### INFORMATION SUPPLIED

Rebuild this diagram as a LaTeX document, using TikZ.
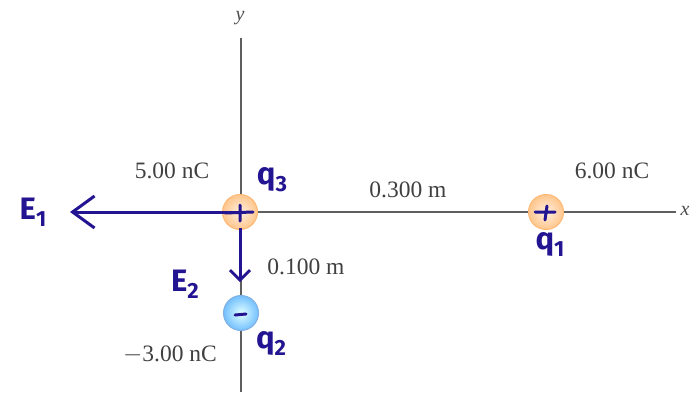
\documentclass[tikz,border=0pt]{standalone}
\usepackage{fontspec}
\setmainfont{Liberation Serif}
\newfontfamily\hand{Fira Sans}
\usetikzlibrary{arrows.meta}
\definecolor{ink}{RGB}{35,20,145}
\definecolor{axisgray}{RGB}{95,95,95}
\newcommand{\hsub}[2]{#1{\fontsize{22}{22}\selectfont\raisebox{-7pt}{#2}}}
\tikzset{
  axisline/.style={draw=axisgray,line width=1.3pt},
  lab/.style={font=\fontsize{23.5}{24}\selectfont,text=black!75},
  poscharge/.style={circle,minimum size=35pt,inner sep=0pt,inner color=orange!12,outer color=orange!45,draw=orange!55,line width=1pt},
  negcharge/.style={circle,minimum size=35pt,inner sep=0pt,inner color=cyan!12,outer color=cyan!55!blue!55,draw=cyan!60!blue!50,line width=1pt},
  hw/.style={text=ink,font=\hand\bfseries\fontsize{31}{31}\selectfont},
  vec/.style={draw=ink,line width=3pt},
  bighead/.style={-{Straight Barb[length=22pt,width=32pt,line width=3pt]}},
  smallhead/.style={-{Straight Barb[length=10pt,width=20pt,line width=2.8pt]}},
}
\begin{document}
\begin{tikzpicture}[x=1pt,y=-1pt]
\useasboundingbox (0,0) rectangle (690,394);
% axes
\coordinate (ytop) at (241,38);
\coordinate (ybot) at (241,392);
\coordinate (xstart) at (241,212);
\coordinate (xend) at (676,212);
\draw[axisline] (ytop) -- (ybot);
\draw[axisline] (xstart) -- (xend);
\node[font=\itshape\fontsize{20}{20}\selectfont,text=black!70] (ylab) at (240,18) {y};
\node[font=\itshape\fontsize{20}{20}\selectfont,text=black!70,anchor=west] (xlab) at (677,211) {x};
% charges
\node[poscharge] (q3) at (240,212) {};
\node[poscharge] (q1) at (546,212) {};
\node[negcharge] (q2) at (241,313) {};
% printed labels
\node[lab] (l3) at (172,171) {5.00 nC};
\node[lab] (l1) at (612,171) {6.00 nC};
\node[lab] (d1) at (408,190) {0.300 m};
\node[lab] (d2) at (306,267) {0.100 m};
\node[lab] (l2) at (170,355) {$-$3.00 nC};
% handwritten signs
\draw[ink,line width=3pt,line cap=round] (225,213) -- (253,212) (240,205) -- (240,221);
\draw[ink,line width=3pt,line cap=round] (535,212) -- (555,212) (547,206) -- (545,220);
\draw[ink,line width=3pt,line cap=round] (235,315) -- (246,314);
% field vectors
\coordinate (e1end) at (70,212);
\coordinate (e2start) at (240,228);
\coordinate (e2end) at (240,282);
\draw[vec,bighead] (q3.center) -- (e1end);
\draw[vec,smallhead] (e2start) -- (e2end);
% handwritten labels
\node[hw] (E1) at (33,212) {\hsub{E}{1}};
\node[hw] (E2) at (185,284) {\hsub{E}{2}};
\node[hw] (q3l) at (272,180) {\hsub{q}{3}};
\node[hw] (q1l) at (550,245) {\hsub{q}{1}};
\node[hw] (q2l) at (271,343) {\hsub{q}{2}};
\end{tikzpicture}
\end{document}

### STATED GOAL
Write out the listing above again, exactly, but with no pictures in the copy.

### REPLY
Rebuild this diagram as a LaTeX document, using TikZ.
\documentclass[tikz,border=0pt]{standalone}
\usepackage{fontspec}
\setmainfont{Liberation Serif}
\newfontfamily\hand{Fira Sans}
\usetikzlibrary{arrows.meta}
\definecolor{ink}{RGB}{35,20,145}
\definecolor{axisgray}{RGB}{95,95,95}
\newcommand{\hsub}[2]{#1{\fontsize{22}{22}\selectfont\raisebox{-7pt}{#2}}}
\tikzset{
  axisline/.style={draw=axisgray,line width=1.3pt},
  lab/.style={font=\fontsize{23.5}{24}\selectfont,text=black!75},
  poscharge/.style={circle,minimum size=35pt,inner sep=0pt,inner color=orange!12,outer color=orange!45,draw=orange!55,line width=1pt},
  negcharge/.style={circle,minimum size=35pt,inner sep=0pt,inner color=cyan!12,outer color=cyan!55!blue!55,draw=cyan!60!blue!50,line width=1pt},
  hw/.style={text=ink,font=\hand\bfseries\fontsize{31}{31}\selectfont},
  vec/.style={draw=ink,line width=3pt},
  bighead/.style={-{Straight Barb[length=22pt,width=32pt,line width=3pt]}},
  smallhead/.style={-{Straight Barb[length=10pt,width=20pt,line width=2.8pt]}},
}
\begin{document}
\begin{tikzpicture}[x=1pt,y=-1pt]
\useasboundingbox (0,0) rectangle (690,394);
% axes
\coordinate (ytop) at (241,38);
\coordinate (ybot) at (241,392);
\coordinate (xstart) at (241,212);
\coordinate (xend) at (676,212);
\draw[axisline] (ytop) -- (ybot);
\draw[axisline] (xstart) -- (xend);
\node[font=\itshape\fontsize{20}{20}\selectfont,text=black!70] (ylab) at (240,18) {y};
\node[font=\itshape\fontsize{20}{20}\selectfont,text=black!70,anchor=west] (xlab) at (677,211) {x};
% charges
\node[poscharge] (q3) at (240,212) {};
\node[poscharge] (q1) at (546,212) {};
\node[negcharge] (q2) at (241,313) {};
% printed labels
\node[lab] (l3) at (172,171) {5.00 nC};
\node[lab] (l1) at (612,171) {6.00 nC};
\node[lab] (d1) at (408,190) {0.300 m};
\node[lab] (d2) at (306,267) {0.100 m};
\node[lab] (l2) at (170,355) {$-$3.00 nC};
% handwritten signs
\draw[ink,line width=3pt,line cap=round] (225,213) -- (253,212) (240,205) -- (240,221);
\draw[ink,line width=3pt,line cap=round] (535,212) -- (555,212) (547,206) -- (545,220);
\draw[ink,line width=3pt,line cap=round] (235,315) -- (246,314);
% field vectors
\coordinate (e1end) at (70,212);
\coordinate (e2start) at (240,228);
\coordinate (e2end) at (240,282);
\draw[vec,bighead] (q3.center) -- (e1end);
\draw[vec,smallhead] (e2start) -- (e2end);
% handwritten labels
\node[hw] (E1) at (33,212) {\hsub{E}{1}};
\node[hw] (E2) at (185,284) {\hsub{E}{2}};
\node[hw] (q3l) at (272,180) {\hsub{q}{3}};
\node[hw] (q1l) at (550,245) {\hsub{q}{1}};
\node[hw] (q2l) at (271,343) {\hsub{q}{2}};
\end{tikzpicture}
\end{document}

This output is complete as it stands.